Making your page a good match for the query
When it comes to search engine optimization, one of the most important stages is the first one: choosing which keywords to target. If you get this wrong, you can spend months on a fruitless and frustrating SEO campaign. If you get it right, you can be on the receiving end of a flood of traffic, which can easily turn into a flood of sales or subscribers (if you’re building your list).
So, how do you choose the right keywords? There are of course many things you have to get right. In this article, we’ll consider just one of them – making sure you make a good match for the query. What do we mean by that? A couple of examples might help to clarify.
Suppose someone goes to Google and types in a phrase like “new iPad review.” We know from this that they are looking for a review of the new iPad (obviously). What this means is that if you want to rank well for that term, your site (or rather your webpage) will have to provide a review of the new iPad.

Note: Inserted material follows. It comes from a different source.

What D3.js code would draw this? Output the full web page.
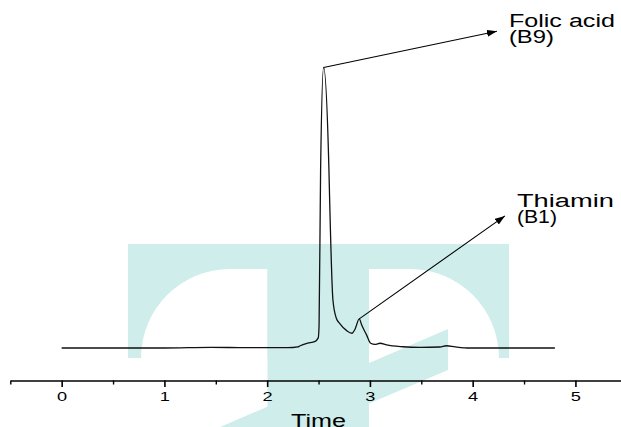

Anything else will be inappropriate. If all you have on your webpage is a list of the new iPad’s specs, your page is not a “good match” for the query. If all you have is a picture of the new iPad and a big affiliate link, then again, your
webpage is not a good match for the query. On the other hand, if your page contains a complete, impartial review of the new iPad (discussing pros and cons), then it would be an excellent match for the search query: “new iPad review.”
Consider another example. Suppose that a lady types in “buy cheap iPad 2.” In case like this, a comprehensive review would not be a good match for the query at all. The lady who typed in “buy cheap iPad 2″ is almost certainly not interested in reading a lengthy review of the 2nd generation iPad. She wants to buy the thing, not learn about its features!
So we know that a review of the iPad 2 would not be a good match for the lady’s query. What would be a good match? Well, in some way or other the landing page should probably present the lady with a cheap ipad 2 for sale. For this would allow her to accomplish her goal of buying a cheap 2nd generation iPad. If you were selling cheap iPad 2 tablets and your page allowed users to buy directly from you, that would work. Alternatively, you could present a list of different merchants, all of whom sell the iPad 2 for a low price. That would also be a good match for “buy cheap iPad 2″ since it would facilitate the process of buying.
Whatever the search query is, you must ask yourself the question: “What does the user want?” What do they have in mind when they’re typing in that phrase? The closer you can come to delivering exactly what users want, the more likely it is that Google will consider you relevant. And relevance is one of the most important criteria for ranking high in the search engines.
But it’s not just about ranking high in the search engines. It’s also about conversions. If your landing page is not a good match for the searcher’s query, they will hit the “back” button asap. Your bounce rate will shoot up and you will hardly ever get subscribers or sales.
On the other hand, if your landing page gives users exactly what they wanted when they typed in their search phrase, then you can expect a much higher conversion rate. People will opt in to your list, buy your products, click your affiliate links or do whatever else you want them to do.
To sum up, then, if you want to do a good job or ranking in the search engines for a specific keyword (and gaining conversions as well), then you will need to make sure that your landing pages match the user’s query.